Vimeo's struggles did not start this week. The platform had already chipped away at creator trust. In 2023 it discontinued its TV apps on Apple TV, Roku, and Amazon Fire TV, removing a living-room channel many relied on.
And in 2022, Vimeo implemented significant bandwidth policy changes that drove steep price increases. Some creators saw annual costs jump by hundreds or thousands of dollars with little warning. Plans, meet moving goalposts.

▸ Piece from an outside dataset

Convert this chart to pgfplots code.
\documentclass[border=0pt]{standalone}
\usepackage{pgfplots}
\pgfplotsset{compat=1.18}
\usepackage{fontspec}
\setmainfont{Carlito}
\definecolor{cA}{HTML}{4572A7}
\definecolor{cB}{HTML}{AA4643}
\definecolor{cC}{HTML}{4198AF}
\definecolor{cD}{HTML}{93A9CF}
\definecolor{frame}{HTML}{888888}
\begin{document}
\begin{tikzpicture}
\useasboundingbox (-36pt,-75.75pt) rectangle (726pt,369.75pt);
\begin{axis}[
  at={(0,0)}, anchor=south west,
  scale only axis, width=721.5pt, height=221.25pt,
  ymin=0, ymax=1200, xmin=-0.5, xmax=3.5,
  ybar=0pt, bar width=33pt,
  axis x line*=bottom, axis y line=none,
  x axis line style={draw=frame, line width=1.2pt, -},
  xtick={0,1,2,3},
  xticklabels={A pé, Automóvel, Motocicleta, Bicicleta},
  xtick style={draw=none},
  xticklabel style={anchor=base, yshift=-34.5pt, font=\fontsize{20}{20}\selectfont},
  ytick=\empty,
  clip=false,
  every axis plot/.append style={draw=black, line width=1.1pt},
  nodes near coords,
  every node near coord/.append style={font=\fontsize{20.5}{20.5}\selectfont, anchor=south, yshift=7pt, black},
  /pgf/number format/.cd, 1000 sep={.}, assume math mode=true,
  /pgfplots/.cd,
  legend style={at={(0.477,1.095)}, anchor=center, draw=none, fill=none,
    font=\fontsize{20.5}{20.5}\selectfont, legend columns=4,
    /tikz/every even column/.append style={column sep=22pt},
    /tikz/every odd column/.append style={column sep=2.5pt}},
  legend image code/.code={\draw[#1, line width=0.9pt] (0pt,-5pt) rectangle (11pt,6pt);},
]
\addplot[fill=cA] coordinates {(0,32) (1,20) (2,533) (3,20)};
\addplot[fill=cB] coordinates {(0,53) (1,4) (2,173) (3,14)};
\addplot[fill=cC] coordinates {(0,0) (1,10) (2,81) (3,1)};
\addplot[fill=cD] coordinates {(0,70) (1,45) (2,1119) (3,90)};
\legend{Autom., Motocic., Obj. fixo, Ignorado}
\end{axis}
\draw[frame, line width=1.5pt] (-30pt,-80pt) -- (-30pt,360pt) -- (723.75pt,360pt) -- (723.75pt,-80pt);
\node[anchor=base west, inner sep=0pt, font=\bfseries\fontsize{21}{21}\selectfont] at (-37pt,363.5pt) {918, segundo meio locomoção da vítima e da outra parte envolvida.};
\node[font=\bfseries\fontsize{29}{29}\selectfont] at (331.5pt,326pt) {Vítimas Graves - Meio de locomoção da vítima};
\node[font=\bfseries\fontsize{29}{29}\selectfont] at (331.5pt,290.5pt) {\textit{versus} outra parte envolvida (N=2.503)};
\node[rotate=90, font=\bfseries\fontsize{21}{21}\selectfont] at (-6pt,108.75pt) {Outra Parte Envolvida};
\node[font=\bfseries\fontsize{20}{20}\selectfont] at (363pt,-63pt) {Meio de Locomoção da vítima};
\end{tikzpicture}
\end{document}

Going private adds another wrinkle. Public transparency fades, which means fewer disclosed metrics and less visibility into the platform’s health, strategy, and user trends that creators use to make decisions.
Where do we go from here?
Bottom line, this is a major consolidation in video hosting, with Bending Spoons now controlling Vimeo and Brightcove, two platforms that once competed for enterprise and creator business. The $1.38 billion all-cash deal signals real commitment, but the company’s pattern of monetization and cost cutting has creators on edge about stability and features.
PRO TIP: For creators and businesses currently using Vimeo, now is the time to evaluate your platform dependencies and develop contingency plans. Consider diversifying your video hosting across multiple platforms, backing up your content libraries, and documenting your current feature usage to compare against alternative platforms.
The streaming landscape is concentrating into fewer hands, which reduces choice and raises dependency risk. If you rely on Vimeo, use this moment to audit your video strategy. Are you too tied to one platform? Do you have complete backups? Have you tested alternatives that match your audience’s needs?
The deal is expected to close in Q4 2025, so there is still time to evaluate options and prep for changes to pricing, features, and policies. Whether this breathes new life into Vimeo or nudges it toward an enterprise-first future remains to be seen. One thing feels certain, the creator-friendly Vimeo that launched in 2004 is headed for its biggest transformation yet.
For now, we wait and watch. If Bending Spoons beats the skeptics and improves Vimeo’s prospects, great. Given the pressures of debt-financed acquisitions and the company’s track record, though, keep a close eye on terms of service, pricing, and feature sets in the months after the deal closes. The streaming world just got more interesting, and for independent creators, a bit more complicated.